Directed by: Dean Isrealite
Premise: A group of teenagers construct a time machine. They begin leaping backward in time and making little changes to their lives but those alterations have larger repercussions.
What Works: Project Almanac centers on a group of teenage characters who get together and assemble a time machine in their basement. As silly as that premise sounds, the filmmakers generally manage to make it credible. The teens are established as being tech savvy, with the main character admitted to MIT, and the way in which they go about building the machine is given some credibility because it involves trial and error. The teenage characters of Project Almanac are engaging and interesting enough. Each of them is ascribed specific character turf; they are a bit stereotypical but the characters are at least defined well enough that each is distinguishable from the other. Unlike a lot of films centering on teenage characters, the lead actors of Project Almanac actually look and behave like actual late high school adolescents. They are smart but a little naïve in the ways of the world. The film is led by Jonny Weston and the actor does a nice job. His character comes into a relationship with a young woman who is outside of their initial clique, played by Sofia Black-D’Elia, and they make a likable on screen couple. As the story develops, Weston and his friends benefit from time travel as their rank in the school pecking order suddenly increases. But the young inventors find that their temporal activities have unintended consequences and when the characters must finally take responsibility for what they’ve done and face the possibly of giving up the privileges they’ve attained, the film has some effective moments. As a time travel movie, Project Almanac does its premise better than many. The filmmakers smartly limit the power of their time machine—it can only send them back a few days—and they make clever references to other time travel movies like Looper and Bill and Ted’s Excellent Adventure.

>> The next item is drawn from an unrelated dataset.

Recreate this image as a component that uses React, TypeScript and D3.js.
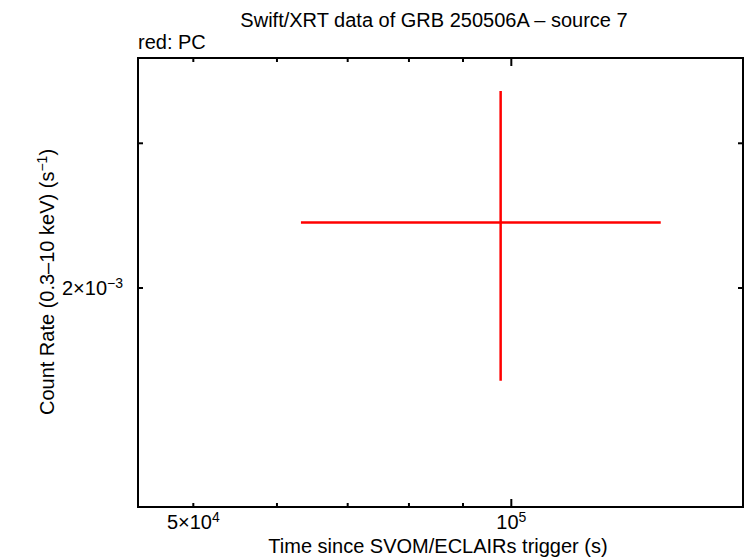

What Doesn’t: Project Almanac is a found footage movie and like a lot of films of this sort the gimmick is forced. Certain scenes, such as the experiments, work well in the first person style and the special effects are done convincingly within the handheld camera work. But for most of the movie the documentary style makes no sense. The format forces the filmmakers into absurd situations such as scenes of the high school students videoing themselves taking a physics test. The found footage format also creates a gaping plot hole. The time travel device causes electronic equipment to malfunction but for some reason the teenagers’ cameras work just fine. These inconsistencies and the incredulous use of the handheld footage makes the format of the movie distracting. Project Almanac would have worked much better if it had included some found footage but otherwise told its story from a conventionally omniscient point of view. The found footage of Project Almanac is further distracting because the middle of the movie is so light on plot. In a traditional three-act story structure the middle is usually the most interesting part but the body of Project Almanac is filler in which the teens get back at people who bullied them or go on a vacation in the middle of the school day. Together with the found footage format, the middle of Project Almanac plays like the Vines and Youtube videos that teenagers make on spring break and it’s about as compelling. The film picks up in the ending but the payoff isn’t as dramatic as it’s clearly intended to be and the final twist cheats its main character out of what he was supposed to learn from all of this.
Bottom Line: As a film directed at the youth market, Project Almanac is an acceptable sci-fi movie. For older viewers, Project Almanac is a frustrating film because it possesses the potential to be a much better movie than it is.